Anti-Themes / Headwinds
Headwind Description Severity
Not an oligopoly Structurally fragmented market with no pricing power. Competitors can and do undercut on price. "Win on service" strategy is aspirational but unproven at scale High
Roll-up fatigue / execution risk Market has seen many industrial roll-ups fail to deliver synergies. $5.1B of goodwill creates future impairment risk. Acquisition accounting complexity High
Home Depot / SRS threat HD acquired SRS Distribution for $18B in 2024 -- vastly superior scale, brand, and balance sheet. May bid up acquisition prices industry-wide High
Cyclicality is real Despite the R&R narrative, building products demand correlates with housing activity, consumer confidence, and weather. Not recession-proof Medium
Capital markets dependency Roll-up model requires sustained access to equity and debt markets at favorable terms. Rising rates or credit tightening could stall the M&A flywheel Medium
Three high-severity headwinds constrain the thematic score. The fragmented market structure, roll-up execution risk, and HD/SRS competitive threat are structural, not transient.

Score Rationale
Factor Weight Score Notes
Housing R&R secular tailwind 20% 7 Real but shared by every competitor; ~80% R&R mix provides durability
Consolidation / roll-up thesis 30% 7 Defining thesis; Jacobs has done this before (URI, XPO) but unproven at QXO
Technology transformation 10% 6 $200M pricing leakage is concrete; rest is incremental, well-trodden path
Oligopoly gate (negative) 15% 3 FAIL -- no player has pricing power; structurally fragmented
Competitive threat (HD/SRS) 15% 4 $18B SRS deal creates formidable competitor; may inflate acquisition prices
Cyclicality / macro sensitivity 10% 5 R&R mix helps but demand still correlates with housing activity
Weighted Score 100% 5.6 --> 6 --
6/10 — QXO scores a 6 reflecting genuine but non-unique thematic positioning in a fragmented market where consolidation is the primary value-creation lever.

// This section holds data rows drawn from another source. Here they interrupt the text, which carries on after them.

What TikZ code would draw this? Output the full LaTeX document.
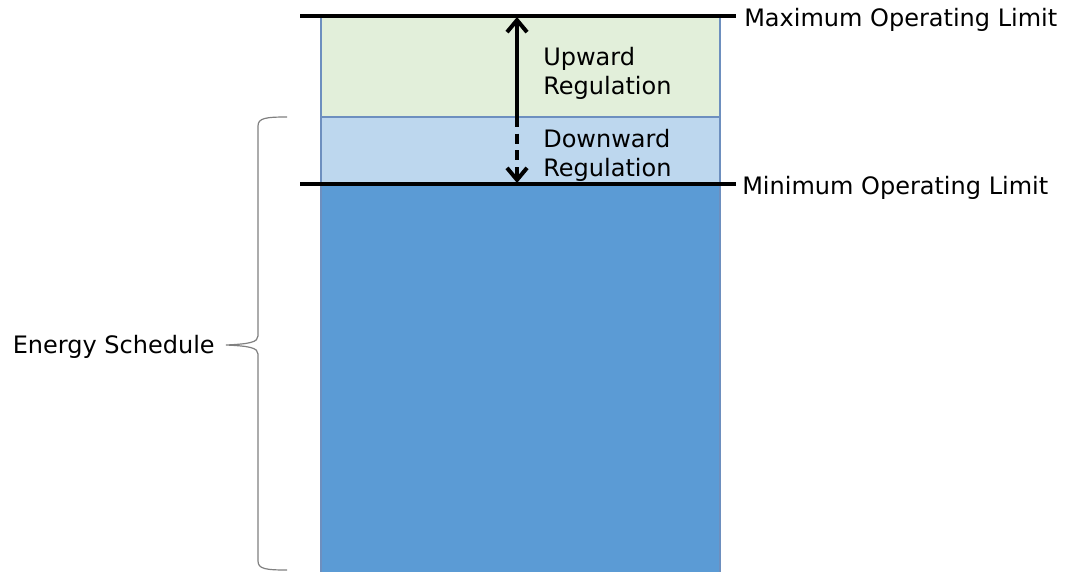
\documentclass[tikz,border=0pt]{standalone}
\usepackage{fontspec}
\setmainfont{DejaVu Sans}
\usetikzlibrary{arrows.meta}
\definecolor{upgreen}{HTML}{E2EFDA}
\definecolor{downblue}{HTML}{BDD7EE}
\definecolor{schedblue}{HTML}{5B9BD5}
\definecolor{edgeblue}{HTML}{6D8FBF}
\definecolor{bracegray}{HTML}{808080}
\tikzset{
  band/.style={draw=edgeblue, line width=0.9pt},
  limitline/.style={line width=3pt, black},
  lbl/.style={inner sep=0pt, font=\fontsize{18}{21.75}\selectfont, text=black},
  regarrow/.style={line width=3pt, black},
}
\begin{document}
\begin{tikzpicture}[x=0.75pt,y=-0.75pt]
\useasboundingbox (0,0) rectangle (1066,571);
% bands
\filldraw[band, fill=schedblue] (321,184) rectangle (720,575);
\filldraw[band, fill=downblue] (321,117) rectangle (720,184);
\filldraw[band, fill=upgreen] (321,16) rectangle (720,117);
% limit lines
\coordinate (maxL) at (300,16);
\coordinate (maxR) at (736,16);
\coordinate (minL) at (300,184);
\coordinate (minR) at (736,184);
\draw[limitline] (maxL) -- (maxR);
\draw[limitline] (minL) -- (minR);
\node[lbl, anchor=west] (maxlbl) at (744,20) {Maximum Operating Limit};
\node[lbl, anchor=west] (minlbl) at (742,188) {Minimum Operating Limit};
% regulation arrow
\coordinate (atop) at (517,17);
\coordinate (amid) at (517,117);
\coordinate (abot) at (517,183);
\draw[regarrow, -{Straight Barb[length=9pt,width=15pt]}] (amid) -- (atop);
\draw[regarrow, dash pattern=on 7.5pt off 5pt, -{Straight Barb[length=9pt,width=15pt]}] (amid) -- (abot);
\node[lbl, anchor=west, align=left] (uplbl) at (543,73) {Upward\\Regulation};
\node[lbl, anchor=west, align=left] (downlbl) at (543,155) {Downward\\Regulation};
% brace
\coordinate (btop) at (287,117);
\coordinate (bbot) at (287,570);
\coordinate (btip) at (226,345);
\draw[bracegray, line width=0.9pt]
  (btop) .. controls (266,117) and (258,118) .. (258,126)
  -- (258,336) .. controls (258,342) and (250,344) .. (btip)
  .. controls (250,346) and (258,348) .. (258,354)
  -- (258,561) .. controls (258,569) and (266,570) .. (bbot);
\node[lbl, anchor=east] (esched) at (215,347) {Energy Schedule};
\end{tikzpicture}
\end{document}
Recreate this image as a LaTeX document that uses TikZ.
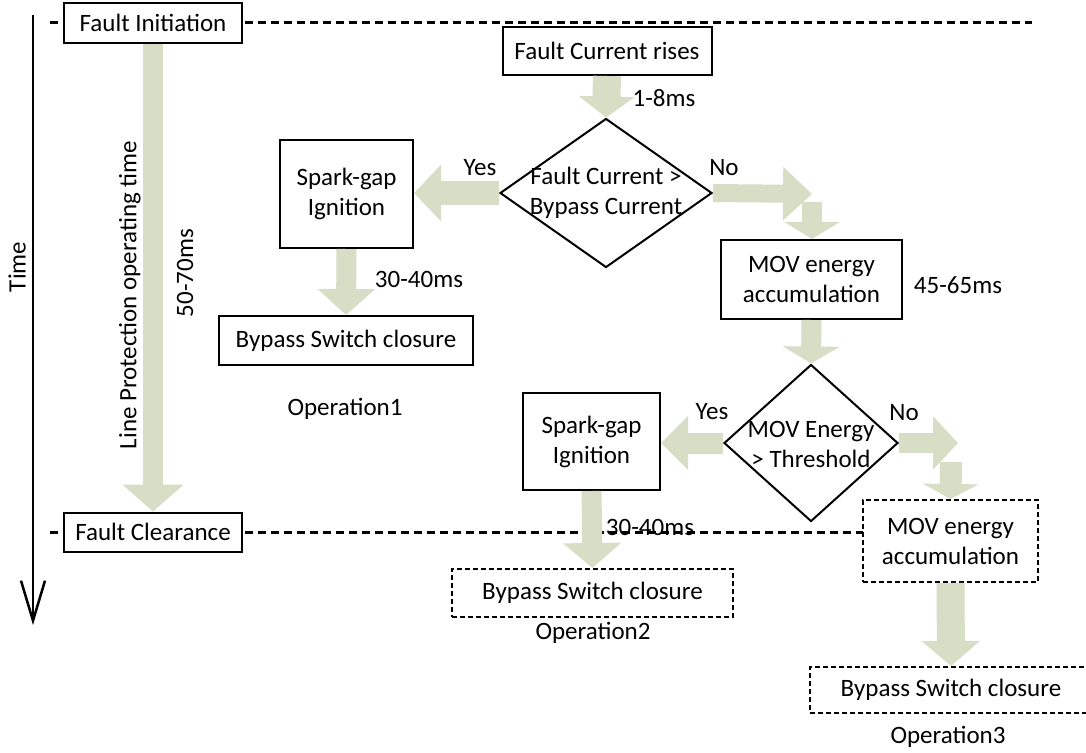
\documentclass[tikz,border=0pt]{standalone}
\usepackage{fontspec}
\setmainfont{Carlito}
\usetikzlibrary{arrows.meta,shapes.geometric}
\definecolor{arrowc}{RGB}{216,221,198}
\begin{document}
\begin{tikzpicture}[x=1pt,y=-1pt,
  every node/.style={font=\fontsize{25}{30}\selectfont, inner sep=0pt},
  box/.style={draw, line width=2pt, fill=white, align=center},
  dbox/.style={box, dash pattern=on 5pt off 3pt},
  dia/.style={draw, line width=2pt, diamond, fill=white, inner sep=0pt},
  lbl/.style={align=center},
  timeline/.style={line width=3pt, dash pattern=on 8pt off 5pt},
  barrow/.style args={#1/#2/#3}{draw=arrowc, line width=#1, -{Triangle[width=#2,length=#3]}},
]
\useasboundingbox (0,0) rectangle (1086,752);

% time line and event lines
\coordinate (ttop) at (33,15);
\coordinate (tbot) at (33,625);
\draw[line width=2.5pt, -{Straight Barb[length=40pt,width=24pt,line width=2.5pt]}] (ttop) -- (tbot);
\node[rotate=90] (tlab) at (17,267) {Time};

\coordinate (l1s) at (50,23);
\coordinate (l1e) at (1032,23);
\coordinate (l2s) at (50,532);
\coordinate (l2e) at (863,532);
\draw[timeline] (l1s) -- (l1e);
\draw[timeline] (l2s) -- (l2e);

% nodes
\node[box, minimum width=178pt, minimum height=40pt] (init) at (153,23) {Fault Initiation};
\node[box, minimum width=178pt, minimum height=39pt] (clear) at (153,532) {Fault Clearance};
\node[box, minimum width=209pt, minimum height=48pt] (rises) at (607,51) {Fault Current rises};
\node[dia, minimum width=212pt, minimum height=149pt] (d1) at (606,193) {};
\node[lbl] (d1t) at (d1.center) {Fault Current >\\Bypass Current};
\node[box, minimum width=133pt, minimum height=108pt] (spark1) at (346.5,194) {Spark-gap\\Ignition};
\node[box, minimum width=254pt, minimum height=49pt] (sw1) at (346,340.5) {Bypass Switch closure};
\node (op1) at (345,409) {Operation1};
\node[box, minimum width=181pt, minimum height=79pt] (mov1) at (811.5,279.5) {MOV energy\\accumulation};
\node[dia, minimum width=174pt, minimum height=157pt] (d2) at (811,443) {};
\node[lbl] (d2t) at (811,444) {MOV Energy\\> Threshold};
\node[box, minimum width=137pt, minimum height=97pt] (spark2) at (591.5,441.5) {Spark-gap\\Ignition};
\node[dbox, minimum width=175pt, minimum height=82pt] (mov2) at (950.5,541) {MOV energy\\accumulation};
\node[dbox, minimum width=281pt, minimum height=48pt] (sw2) at (592.5,593) {Bypass Switch closure};
\node (op2) at (593,633) {Operation2};
\node[dbox, minimum width=282pt, minimum height=46pt] (sw3) at (951,690) {Bypass Switch closure};
\node (op3) at (948,737) {Operation3};

% block arrows
\draw[barrow=20pt/60pt/27pt] (init.south) -- (clear.north);
\draw[barrow=28pt/55pt/21pt] (rises.south) -- (d1.north);
\draw[barrow=24pt/55pt/27pt] (d1.west) -- (spark1.east |- d1.west);
\draw[barrow=20pt/56pt/26pt] (spark1.south) -- (sw1.north);
\coordinate (n1) at (812,194);
\coordinate (n1b) at (812,202);
\draw[barrow=18pt/52pt/29pt] (d1.east) -- (n1);
\draw[barrow=20pt/55pt/17pt] (n1b) -- (mov1.north -| n1b);
\draw[barrow=20pt/56pt/17pt] (mov1.south) -- (d2.north);
\draw[barrow=21pt/52pt/27pt] (d2.west) -- (spark2.east |- d2.west);
\coordinate (n2) at (958,443);
\coordinate (n2b) at (951,462);
\draw[barrow=20pt/52pt/25pt] (d2.east) -- (n2);
\draw[barrow=22pt/55pt/15pt] (n2b) -- (mov2.north);
\draw[barrow=20pt/57pt/25pt] (spark2.south) -- (sw2.north);
\draw[barrow=28pt/57pt/25pt] (mov2.south) -- (sw3.north);

% labels
\node[rotate=90] (lp) at (130,295) {Line Protection operating time};
\node[rotate=90] (t5070) at (185,273) {50-70ms};
\node (t18) at (664,98) {1-8ms};
\node (y1) at (480,168) {Yes};
\node (no1) at (724,168) {No};
\node (t3040a) at (419,279) {30-40ms};
\node (t4565) at (958,285) {45-65ms};
\node (y2) at (712,412) {Yes};
\node (no2) at (904,413) {No};
\node (t3040b) at (650,527) {30-40ms};
\end{tikzpicture}
\end{document}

The score is anchored by three observations:

(a) Fragmented market genuinely supports consolidation. The $800B+ building products distribution TAM with no player above low-teens share creates a legitimate opportunity for a disciplined roll-up operator. Jacobs has executed this playbook successfully in other industries (URI, XPO, GXO), and the Beacon platform plus pending Kodiak deal establish a credible foundation.
(b) R&R mix provides durability. With ~80% of revenue tied to repair and remodel activity, QXO is less exposed to rate-sensitive new construction than peers. Storm-driven roofing replacement is non-discretionary. Aging housing stock (median ~45 years) creates a structural demand floor.
(c) Structural headwinds cap the score. The market is not an oligopoly -- no player has pricing power, and competitors routinely undercut on price. Home Depot/SRS ($18B deal) brings vastly superior scale and capital. Roll-up execution risk is real: $5.1B of goodwill, massive equity dilution at progressively higher prices, and dependence on capital markets access.

Why 6 and not higher: The themes are well-known and shared by all competitors. The consolidation thesis depends on external factors (capital markets, deal flow, seller willingness) beyond management control. QXO has less than one year as an operating entity. Competition is intensifying, not receding. This is a bet on the operator, not on differentiated thematic positioning.
Data sourced from Daloopa, QXO investor presentations, Beacon Roofing earnings calls, and third-party market research as of April 2026.